Not a Valette but Clare Ward’s ‘Nuts About Life’, the view from her window. Brilliant.

On the golf front, Jon Rahm didn’t manage to bag his third consecutive Spanish Open title but fellow Spaniard Rafa Cabrera Bello won his national championship for the first time, beating compatriot Adri Arnaus at the first hole of a play-off.  It was Cabrera Bello’s first European Tour win for four years and completed his set of Spanish national championships, amateur and professional.  “I’ve always dreamed about holding this trophy,” he said.  “It was definitely on my bucket list…..I came here in probably the worst shape I have been in in the last decade, close to say and to walk out of here with a win, it’s very special.”

Rafa all smiles after winning the ACCIONA Open de Espana presented by Madrid [Getty Images]

At WHGC, the ladies/women/whatever we are these days battled it out in the captain’s versus vice’s match and it ended in a draw/tie/half, trophy shared.  My partner and I, playing for the captain, lost on the 17th after a ding-dong game, though am sorry to report that my new woods are struggling to cope with the vagaries of my swing…Ho hum, not really a surprise, I suppose.

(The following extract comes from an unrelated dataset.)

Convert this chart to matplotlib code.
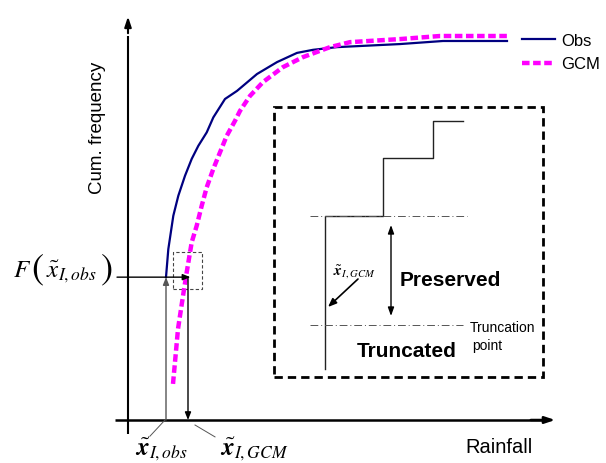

Can’t resist reminding you that the old clubhouse is still standing – if only just…

On the journey home from Manchester we encountered loads of weary but happy-looking bods wearing medals.  They’d just completed the Manchester marathon and it reminded me that I hadn’t paid proper tribute to Andy, a near-nephew (technically I think that by marriage – his – he’s something like a first cousin once removed; whatever, he’s lumbered as a relly!) who completed the London Marathon while I was watching Spurs beat Villa 2-1.  Can’t mention either of those results too often.

Well done Andy.

Nearly there: Embankment, 24.5 miles.